WRITTEN EXERCISE - Give the data below again exactly as written, without its pictures.

[Begin]

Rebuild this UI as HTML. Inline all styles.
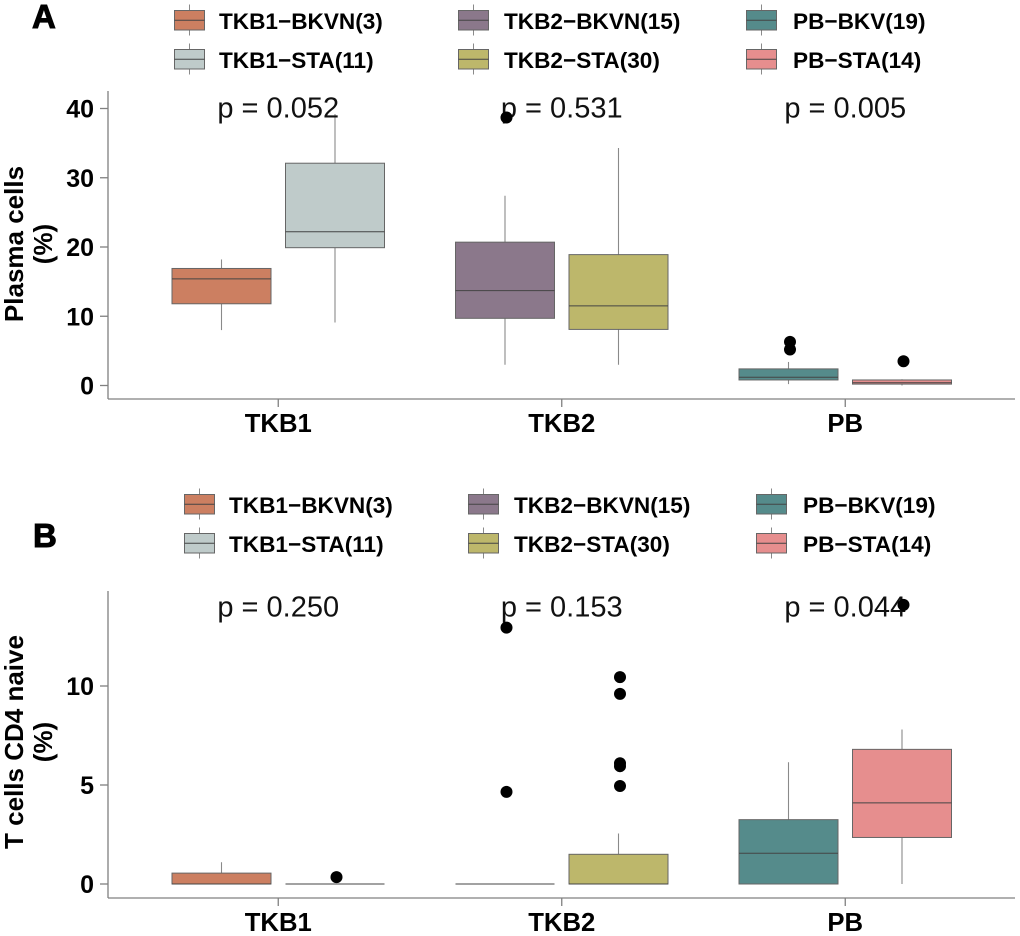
<!DOCTYPE html>
<html>
<head>
<meta charset="utf-8">
<style>
html,body{margin:0;padding:0;background:#fff;}
svg{display:block;}
text{font-family:"Liberation Sans",Arial,sans-serif;fill:#000;}
.lg{font-size:22.6px;font-weight:bold;}
.yt{font-size:25px;font-weight:bold;text-anchor:end;}
.xt{font-size:25.7px;font-weight:bold;text-anchor:middle;}
.at{font-size:26px;font-weight:bold;text-anchor:middle;}
.pv{font-size:29px;text-anchor:middle;fill:#111;}
.pl{font-size:33px;font-weight:bold;stroke:#000;stroke-width:1;}
.ax{stroke:#808080;stroke-width:1.3;fill:none;}
</style>
</head>
<body>
<svg id="fig" width="1020" height="936" viewBox="0 0 1020 936" xmlns="http://www.w3.org/2000/svg">
  <text class="pl" x="32" y="28">A</text>
  <text class="pl" x="33" y="547">B</text>

  <g id="legendA">
    <text class="lg" x="219" y="29">TKB1−BKVN(3)</text>
    <text class="lg" x="219" y="68">TKB1−STA(11)</text>
    <text class="lg" x="504" y="29">TKB2−BKVN(15)</text>
    <text class="lg" x="504" y="68">TKB2−STA(30)</text>
    <text class="lg" x="793" y="29">PB−BKV(19)</text>
    <text class="lg" x="793" y="68">PB−STA(14)</text>
  </g>
  <g id="legendB">
    <text class="lg" x="229" y="513">TKB1−BKVN(3)</text>
    <text class="lg" x="229" y="552">TKB1−STA(11)</text>
    <text class="lg" x="514" y="513">TKB2−BKVN(15)</text>
    <text class="lg" x="514" y="552">TKB2−STA(30)</text>
    <text class="lg" x="803" y="513">PB−BKV(19)</text>
    <text class="lg" x="803" y="552">PB−STA(14)</text>
  </g>

  <g transform="translate(23,244) rotate(-90)">
    <text class="at" x="0" y="0">Plasma cells</text>
    <text class="at" x="0" y="29">(%)</text>
  </g>
  <g transform="translate(23,742) rotate(-90)">
    <text class="at" x="0" y="0">T cells CD4 naive</text>
    <text class="at" x="0" y="29">(%)</text>
  </g>

  <g id="panelA"></g>
  <g id="panelB"></g>
</svg>
<script>
var groupNames = ["TKB1", "TKB2", "PB"];
var boxColors = ["#CC7F61", "#BFCBCA", "#8B788B", "#BDB76B", "#558B8B", "#E68E8E"];

var aTicks = [0, 10, 20, 30, 40];
var aPValues = ["p = 0.052", "p = 0.531", "p = 0.005"];
var aLow = [8, 9.1, 3, 3, 0.2, 0];
var aQ1 = [11.8, 19.9, 9.7, 8.1, 0.8, 0.2];
var aMedian = [15.4, 22.2, 13.7, 11.5, 1.2, 0.4];
var aQ3 = [16.9, 32.1, 20.7, 18.9, 2.4, 0.8];
var aHigh = [18.2, 39.2, 27.4, 34.3, 3.4, 0.9];
var aOutliers = [[], [], [38.7], [], [6.3, 5.2], [3.5]];

var bTicks = [0, 5, 10];
var bPValues = ["p = 0.250", "p = 0.153", "p = 0.044"];
var bLow = [0, 0, 0, 0, 0, 0];
var bQ1 = [0, 0, 0, 0, 0, 2.35];
var bMedian = [0, 0, 0, 0, 1.55, 4.1];
var bQ3 = [0.55, 0, 0, 1.5, 3.25, 6.8];
var bHigh = [1.1, 0, 0, 2.55, 6.15, 7.8];
var bOutliers = [[], [0.35], [4.65, 12.95], [4.95, 5.95, 6.1, 9.6, 10.45], [], [14.1]];

var NS = "http://www.w3.org/2000/svg";
function make(parent, tag, attrs, txt) {
  var el = document.createElementNS(NS, tag);
  for (var k in attrs) el.setAttribute(k, attrs[k]);
  if (txt !== undefined) el.textContent = txt;
  parent.appendChild(el);
  return el;
}
function xBox(i) { return 221.5 + Math.floor(i / 2) * 283.5 + (i % 2) * 113.5; }
function xGroup(g) { return 278.25 + g * 283.5; }

function drawPanel(root, cfg) {
  function y(v) { return cfg.y0 - v * cfg.scale; }
  var line;
  line = make(root, "line", {class: "ax", x1: 108, x2: 108, y1: cfg.top, y2: cfg.bottom});
  
  
  line = make(root, "line", {class: "ax", x1: 108, x2: 1015, y1: cfg.bottom, y2: cfg.bottom});
  
  

  cfg.ticks.forEach(function (t) {
    var tick = make(root, "line", {class: "ax", x1: 100, x2: 108, y1: y(t), y2: y(t)});
    
    
    var lab = make(root, "text", {class: "yt", x: 94, y: y(t) + 9}, String(t));
    
    
  });

  groupNames.forEach(function (name, g) {
    var tick = make(root, "line", {class: "ax", x1: xGroup(g), x2: xGroup(g), y1: cfg.bottom, y2: cfg.bottom + 8});
    
    
    var lab = make(root, "text", {class: "xt", x: xGroup(g), y: cfg.bottom + 33}, name);
    
    
  });

  cfg.low.forEach(function (_, i) {
    var cx = xBox(i);
    var whisker = make(root, "line", {x1: cx, x2: cx, y1: y(cfg.high[i]), y2: y(cfg.low[i]), stroke: "#8a8a8a", "stroke-width": 1.1});
    
    
    var box = make(root, "rect", {x: cx - 49.5, y: y(cfg.q3[i]), width: 99, height: Math.max(0, y(cfg.q1[i]) - y(cfg.q3[i])), fill: boxColors[i], stroke: "#666", "stroke-width": 1});
    
    
    var med = make(root, "line", {x1: cx - 49.5, x2: cx + 49.5, y1: y(cfg.median[i]), y2: y(cfg.median[i]), stroke: "#444", "stroke-width": 1});
    
    
  });

  cfg.pvals.forEach(function (p, g) {
    var lab = make(root, "text", {class: "pv", x: xGroup(g), y: cfg.pY}, p);
    
    
  });

  cfg.outliers.forEach(function (arr, i) {
    arr.forEach(function (v) {
      var dot = make(root, "circle", {cx: xBox(i) + 1.5, cy: y(v), r: 6, fill: "#000"});
      
      
    });
  });
}

function drawLegend(root, xs, tops) {
  xs.forEach(function (x, c) {
    tops.forEach(function (t, r) {
      var w = make(root, "line", {x1: x + 15, x2: x + 15, y1: t - 6, y2: t + 25, stroke: "#8a8a8a", "stroke-width": 1});
      
      
      var k = make(root, "rect", {x: x, y: t, width: 30, height: 19.5, fill: boxColors[c * 2 + r], stroke: "#666", "stroke-width": 1});
      
      
      var m = make(root, "line", {x1: x, x2: x + 30, y1: t + 9.75, y2: t + 9.75, stroke: "#444", "stroke-width": 1});
      
      
    });
  });
}

drawLegend(document.getElementById("legendA"), [174.5, 458.5, 746.5], [10.5, 49.5]);
drawLegend(document.getElementById("legendB"), [184.5, 468.5, 756.5], [494.5, 533.5]);

drawPanel(document.getElementById("panelA"), {
  y0: 385.5, scale: 6.925, top: 91, bottom: 399, pY: 117.5,
  ticks: aTicks, pvals: aPValues, low: aLow, q1: aQ1, median: aMedian, q3: aQ3, high: aHigh, outliers: aOutliers
});
drawPanel(document.getElementById("panelB"), {
  y0: 884, scale: 19.8, top: 591, bottom: 898, pY: 616.5,
  ticks: bTicks, pvals: bPValues, low: bLow, q1: bQ1, median: bMedian, q3: bQ3, high: bHigh, outliers: bOutliers
});
</script>
</body>
</html>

[End]

FINAL ANSWER -
Rebuild this UI as HTML. Inline all styles.
<!DOCTYPE html>
<html>
<head>
<meta charset="utf-8">
<style>
html,body{margin:0;padding:0;background:#fff;}
svg{display:block;}
text{font-family:"Liberation Sans",Arial,sans-serif;fill:#000;}
.lg{font-size:22.6px;font-weight:bold;}
.yt{font-size:25px;font-weight:bold;text-anchor:end;}
.xt{font-size:25.7px;font-weight:bold;text-anchor:middle;}
.at{font-size:26px;font-weight:bold;text-anchor:middle;}
.pv{font-size:29px;text-anchor:middle;fill:#111;}
.pl{font-size:33px;font-weight:bold;stroke:#000;stroke-width:1;}
.ax{stroke:#808080;stroke-width:1.3;fill:none;}
</style>
</head>
<body>
<svg id="fig" width="1020" height="936" viewBox="0 0 1020 936" xmlns="http://www.w3.org/2000/svg">
  <text class="pl" x="32" y="28">A</text>
  <text class="pl" x="33" y="547">B</text>

  <g id="legendA">
    <text class="lg" x="219" y="29">TKB1−BKVN(3)</text>
    <text class="lg" x="219" y="68">TKB1−STA(11)</text>
    <text class="lg" x="504" y="29">TKB2−BKVN(15)</text>
    <text class="lg" x="504" y="68">TKB2−STA(30)</text>
    <text class="lg" x="793" y="29">PB−BKV(19)</text>
    <text class="lg" x="793" y="68">PB−STA(14)</text>
  </g>
  <g id="legendB">
    <text class="lg" x="229" y="513">TKB1−BKVN(3)</text>
    <text class="lg" x="229" y="552">TKB1−STA(11)</text>
    <text class="lg" x="514" y="513">TKB2−BKVN(15)</text>
    <text class="lg" x="514" y="552">TKB2−STA(30)</text>
    <text class="lg" x="803" y="513">PB−BKV(19)</text>
    <text class="lg" x="803" y="552">PB−STA(14)</text>
  </g>

  <g transform="translate(23,244) rotate(-90)">
    <text class="at" x="0" y="0">Plasma cells</text>
    <text class="at" x="0" y="29">(%)</text>
  </g>
  <g transform="translate(23,742) rotate(-90)">
    <text class="at" x="0" y="0">T cells CD4 naive</text>
    <text class="at" x="0" y="29">(%)</text>
  </g>

  <g id="panelA"></g>
  <g id="panelB"></g>
</svg>
<script>
var groupNames = ["TKB1", "TKB2", "PB"];
var boxColors = ["#CC7F61", "#BFCBCA", "#8B788B", "#BDB76B", "#558B8B", "#E68E8E"];

var aTicks = [0, 10, 20, 30, 40];
var aPValues = ["p = 0.052", "p = 0.531", "p = 0.005"];
var aLow = [8, 9.1, 3, 3, 0.2, 0];
var aQ1 = [11.8, 19.9, 9.7, 8.1, 0.8, 0.2];
var aMedian = [15.4, 22.2, 13.7, 11.5, 1.2, 0.4];
var aQ3 = [16.9, 32.1, 20.7, 18.9, 2.4, 0.8];
var aHigh = [18.2, 39.2, 27.4, 34.3, 3.4, 0.9];
var aOutliers = [[], [], [38.7], [], [6.3, 5.2], [3.5]];

var bTicks = [0, 5, 10];
var bPValues = ["p = 0.250", "p = 0.153", "p = 0.044"];
var bLow = [0, 0, 0, 0, 0, 0];
var bQ1 = [0, 0, 0, 0, 0, 2.35];
var bMedian = [0, 0, 0, 0, 1.55, 4.1];
var bQ3 = [0.55, 0, 0, 1.5, 3.25, 6.8];
var bHigh = [1.1, 0, 0, 2.55, 6.15, 7.8];
var bOutliers = [[], [0.35], [4.65, 12.95], [4.95, 5.95, 6.1, 9.6, 10.45], [], [14.1]];

var NS = "http://www.w3.org/2000/svg";
function make(parent, tag, attrs, txt) {
  var el = document.createElementNS(NS, tag);
  for (var k in attrs) el.setAttribute(k, attrs[k]);
  if (txt !== undefined) el.textContent = txt;
  parent.appendChild(el);
  return el;
}
function xBox(i) { return 221.5 + Math.floor(i / 2) * 283.5 + (i % 2) * 113.5; }
function xGroup(g) { return 278.25 + g * 283.5; }

function drawPanel(root, cfg) {
  function y(v) { return cfg.y0 - v * cfg.scale; }
  var line;
  line = make(root, "line", {class: "ax", x1: 108, x2: 108, y1: cfg.top, y2: cfg.bottom});
  
  
  line = make(root, "line", {class: "ax", x1: 108, x2: 1015, y1: cfg.bottom, y2: cfg.bottom});
  
  

  cfg.ticks.forEach(function (t) {
    var tick = make(root, "line", {class: "ax", x1: 100, x2: 108, y1: y(t), y2: y(t)});
    
    
    var lab = make(root, "text", {class: "yt", x: 94, y: y(t) + 9}, String(t));
    
    
  });

  groupNames.forEach(function (name, g) {
    var tick = make(root, "line", {class: "ax", x1: xGroup(g), x2: xGroup(g), y1: cfg.bottom, y2: cfg.bottom + 8});
    
    
    var lab = make(root, "text", {class: "xt", x: xGroup(g), y: cfg.bottom + 33}, name);
    
    
  });

  cfg.low.forEach(function (_, i) {
    var cx = xBox(i);
    var whisker = make(root, "line", {x1: cx, x2: cx, y1: y(cfg.high[i]), y2: y(cfg.low[i]), stroke: "#8a8a8a", "stroke-width": 1.1});
    
    
    var box = make(root, "rect", {x: cx - 49.5, y: y(cfg.q3[i]), width: 99, height: Math.max(0, y(cfg.q1[i]) - y(cfg.q3[i])), fill: boxColors[i], stroke: "#666", "stroke-width": 1});
    
    
    var med = make(root, "line", {x1: cx - 49.5, x2: cx + 49.5, y1: y(cfg.median[i]), y2: y(cfg.median[i]), stroke: "#444", "stroke-width": 1});
    
    
  });

  cfg.pvals.forEach(function (p, g) {
    var lab = make(root, "text", {class: "pv", x: xGroup(g), y: cfg.pY}, p);
    
    
  });

  cfg.outliers.forEach(function (arr, i) {
    arr.forEach(function (v) {
      var dot = make(root, "circle", {cx: xBox(i) + 1.5, cy: y(v), r: 6, fill: "#000"});
      
      
    });
  });
}

function drawLegend(root, xs, tops) {
  xs.forEach(function (x, c) {
    tops.forEach(function (t, r) {
      var w = make(root, "line", {x1: x + 15, x2: x + 15, y1: t - 6, y2: t + 25, stroke: "#8a8a8a", "stroke-width": 1});
      
      
      var k = make(root, "rect", {x: x, y: t, width: 30, height: 19.5, fill: boxColors[c * 2 + r], stroke: "#666", "stroke-width": 1});
      
      
      var m = make(root, "line", {x1: x, x2: x + 30, y1: t + 9.75, y2: t + 9.75, stroke: "#444", "stroke-width": 1});
      
      
    });
  });
}

drawLegend(document.getElementById("legendA"), [174.5, 458.5, 746.5], [10.5, 49.5]);
drawLegend(document.getElementById("legendB"), [184.5, 468.5, 756.5], [494.5, 533.5]);

drawPanel(document.getElementById("panelA"), {
  y0: 385.5, scale: 6.925, top: 91, bottom: 399, pY: 117.5,
  ticks: aTicks, pvals: aPValues, low: aLow, q1: aQ1, median: aMedian, q3: aQ3, high: aHigh, outliers: aOutliers
});
drawPanel(document.getElementById("panelB"), {
  y0: 884, scale: 19.8, top: 591, bottom: 898, pY: 616.5,
  ticks: bTicks, pvals: bPValues, low: bLow, q1: bQ1, median: bMedian, q3: bQ3, high: bHigh, outliers: bOutliers
});
</script>
</body>
</html>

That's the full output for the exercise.